Stored rows:
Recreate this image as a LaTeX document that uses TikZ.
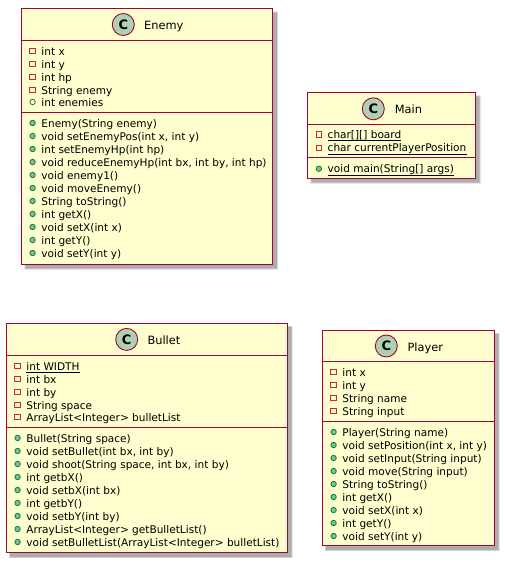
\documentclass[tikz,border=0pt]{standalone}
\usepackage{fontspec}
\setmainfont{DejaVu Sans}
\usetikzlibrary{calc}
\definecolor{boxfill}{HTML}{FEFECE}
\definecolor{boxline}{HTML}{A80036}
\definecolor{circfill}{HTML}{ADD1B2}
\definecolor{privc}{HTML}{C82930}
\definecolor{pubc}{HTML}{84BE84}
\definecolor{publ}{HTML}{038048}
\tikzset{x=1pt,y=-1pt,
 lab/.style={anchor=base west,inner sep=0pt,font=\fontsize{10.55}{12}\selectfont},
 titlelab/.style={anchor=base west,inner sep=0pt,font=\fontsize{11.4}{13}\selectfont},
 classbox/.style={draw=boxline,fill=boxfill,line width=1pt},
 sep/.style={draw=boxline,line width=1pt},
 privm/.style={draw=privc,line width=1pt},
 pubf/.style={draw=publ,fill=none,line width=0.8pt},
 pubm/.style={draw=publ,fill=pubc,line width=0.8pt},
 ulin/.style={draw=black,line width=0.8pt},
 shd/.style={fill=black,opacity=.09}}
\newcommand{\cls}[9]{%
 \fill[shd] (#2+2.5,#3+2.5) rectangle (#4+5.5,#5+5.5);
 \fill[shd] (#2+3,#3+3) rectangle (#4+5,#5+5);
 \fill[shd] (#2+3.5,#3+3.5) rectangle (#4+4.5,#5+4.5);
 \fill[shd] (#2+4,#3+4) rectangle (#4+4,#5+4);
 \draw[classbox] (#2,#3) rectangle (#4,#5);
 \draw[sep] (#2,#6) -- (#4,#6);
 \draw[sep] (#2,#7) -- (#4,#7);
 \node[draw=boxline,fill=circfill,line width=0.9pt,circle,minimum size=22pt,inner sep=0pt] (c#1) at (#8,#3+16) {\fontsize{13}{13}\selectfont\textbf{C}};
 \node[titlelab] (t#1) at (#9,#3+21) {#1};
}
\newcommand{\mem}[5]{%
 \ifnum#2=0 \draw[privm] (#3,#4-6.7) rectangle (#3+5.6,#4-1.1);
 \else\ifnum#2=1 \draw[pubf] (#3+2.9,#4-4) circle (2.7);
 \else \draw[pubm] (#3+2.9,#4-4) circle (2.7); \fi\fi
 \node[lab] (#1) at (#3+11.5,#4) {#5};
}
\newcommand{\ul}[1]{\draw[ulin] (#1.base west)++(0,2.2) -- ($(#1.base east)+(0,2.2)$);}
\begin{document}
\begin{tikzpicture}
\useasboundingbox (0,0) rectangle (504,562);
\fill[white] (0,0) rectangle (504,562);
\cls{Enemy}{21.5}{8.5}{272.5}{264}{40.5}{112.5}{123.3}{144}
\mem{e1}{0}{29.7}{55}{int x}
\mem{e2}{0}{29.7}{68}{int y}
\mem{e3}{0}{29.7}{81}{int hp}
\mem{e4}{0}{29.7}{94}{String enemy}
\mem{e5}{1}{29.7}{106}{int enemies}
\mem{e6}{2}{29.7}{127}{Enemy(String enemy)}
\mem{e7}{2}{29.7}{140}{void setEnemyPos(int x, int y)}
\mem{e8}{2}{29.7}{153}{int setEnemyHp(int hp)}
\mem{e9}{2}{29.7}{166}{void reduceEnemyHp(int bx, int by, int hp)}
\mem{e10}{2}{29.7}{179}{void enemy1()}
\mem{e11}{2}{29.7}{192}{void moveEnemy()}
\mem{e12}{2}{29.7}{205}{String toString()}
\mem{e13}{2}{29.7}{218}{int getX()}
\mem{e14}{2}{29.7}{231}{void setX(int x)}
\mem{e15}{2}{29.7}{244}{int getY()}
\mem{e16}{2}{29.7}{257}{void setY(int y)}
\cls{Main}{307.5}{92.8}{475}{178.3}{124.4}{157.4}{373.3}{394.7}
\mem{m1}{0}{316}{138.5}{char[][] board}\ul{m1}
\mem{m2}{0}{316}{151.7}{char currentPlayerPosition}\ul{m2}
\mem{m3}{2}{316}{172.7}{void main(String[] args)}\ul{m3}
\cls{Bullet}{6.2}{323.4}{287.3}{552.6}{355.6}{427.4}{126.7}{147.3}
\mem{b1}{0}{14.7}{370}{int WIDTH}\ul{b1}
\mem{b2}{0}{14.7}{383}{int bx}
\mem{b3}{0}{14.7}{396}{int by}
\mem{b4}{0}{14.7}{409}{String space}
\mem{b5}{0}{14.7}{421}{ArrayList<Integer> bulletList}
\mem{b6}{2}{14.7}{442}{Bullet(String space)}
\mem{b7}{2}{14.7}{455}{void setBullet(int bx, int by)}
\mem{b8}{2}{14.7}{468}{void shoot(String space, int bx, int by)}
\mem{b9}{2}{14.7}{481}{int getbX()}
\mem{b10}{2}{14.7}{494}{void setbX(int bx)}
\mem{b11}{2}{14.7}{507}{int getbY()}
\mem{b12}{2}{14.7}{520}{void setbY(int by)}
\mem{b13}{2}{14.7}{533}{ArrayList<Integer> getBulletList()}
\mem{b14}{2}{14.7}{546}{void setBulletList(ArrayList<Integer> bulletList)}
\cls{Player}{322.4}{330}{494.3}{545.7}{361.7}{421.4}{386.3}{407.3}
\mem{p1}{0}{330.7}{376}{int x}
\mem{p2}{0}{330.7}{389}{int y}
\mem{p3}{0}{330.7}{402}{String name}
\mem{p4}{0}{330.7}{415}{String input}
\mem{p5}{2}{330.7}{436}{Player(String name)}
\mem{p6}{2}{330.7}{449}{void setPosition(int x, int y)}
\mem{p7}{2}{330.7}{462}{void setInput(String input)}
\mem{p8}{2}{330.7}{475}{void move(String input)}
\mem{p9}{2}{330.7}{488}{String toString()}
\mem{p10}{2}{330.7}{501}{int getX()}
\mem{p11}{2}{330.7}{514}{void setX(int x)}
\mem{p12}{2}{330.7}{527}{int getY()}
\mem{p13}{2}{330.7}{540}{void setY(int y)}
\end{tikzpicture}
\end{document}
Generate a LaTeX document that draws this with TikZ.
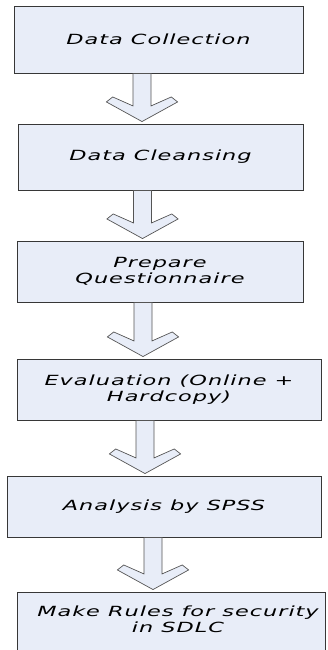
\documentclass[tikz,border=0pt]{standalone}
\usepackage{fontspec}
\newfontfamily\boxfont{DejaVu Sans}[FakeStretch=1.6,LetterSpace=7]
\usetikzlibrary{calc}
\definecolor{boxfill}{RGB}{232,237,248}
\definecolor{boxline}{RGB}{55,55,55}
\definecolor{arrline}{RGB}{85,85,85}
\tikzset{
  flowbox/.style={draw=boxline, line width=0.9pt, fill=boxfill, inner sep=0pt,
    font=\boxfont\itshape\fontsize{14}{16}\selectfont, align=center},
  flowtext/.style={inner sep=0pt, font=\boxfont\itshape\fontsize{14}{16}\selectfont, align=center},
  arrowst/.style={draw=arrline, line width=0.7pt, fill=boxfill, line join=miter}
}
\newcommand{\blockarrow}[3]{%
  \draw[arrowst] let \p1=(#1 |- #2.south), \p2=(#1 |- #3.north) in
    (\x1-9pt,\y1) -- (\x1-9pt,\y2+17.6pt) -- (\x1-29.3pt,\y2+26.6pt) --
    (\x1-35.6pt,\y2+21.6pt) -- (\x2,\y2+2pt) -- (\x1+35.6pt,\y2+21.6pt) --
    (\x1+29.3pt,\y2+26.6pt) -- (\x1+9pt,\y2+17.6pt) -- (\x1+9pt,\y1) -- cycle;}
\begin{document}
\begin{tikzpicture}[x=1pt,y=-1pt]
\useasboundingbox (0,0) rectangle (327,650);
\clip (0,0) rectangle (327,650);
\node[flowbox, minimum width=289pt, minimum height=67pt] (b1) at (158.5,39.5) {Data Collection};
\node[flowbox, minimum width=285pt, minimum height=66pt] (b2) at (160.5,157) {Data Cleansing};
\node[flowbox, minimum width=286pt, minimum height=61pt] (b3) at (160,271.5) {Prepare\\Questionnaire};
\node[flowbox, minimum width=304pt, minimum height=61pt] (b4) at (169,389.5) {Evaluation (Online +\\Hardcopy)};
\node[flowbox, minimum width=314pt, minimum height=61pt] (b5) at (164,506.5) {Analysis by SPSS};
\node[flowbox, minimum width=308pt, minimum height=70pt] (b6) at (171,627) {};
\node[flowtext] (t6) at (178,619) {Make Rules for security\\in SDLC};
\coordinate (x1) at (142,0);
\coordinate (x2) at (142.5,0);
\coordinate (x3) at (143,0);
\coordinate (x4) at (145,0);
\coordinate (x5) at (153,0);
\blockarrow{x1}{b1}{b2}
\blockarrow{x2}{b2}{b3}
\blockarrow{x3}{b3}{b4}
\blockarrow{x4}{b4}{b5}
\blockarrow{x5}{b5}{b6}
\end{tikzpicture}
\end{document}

Task requirements:
Copy every line of the listing where the word "this" appears.

Answer:
Recreate this image as a LaTeX document that uses TikZ.
Generate a LaTeX document that draws this with TikZ.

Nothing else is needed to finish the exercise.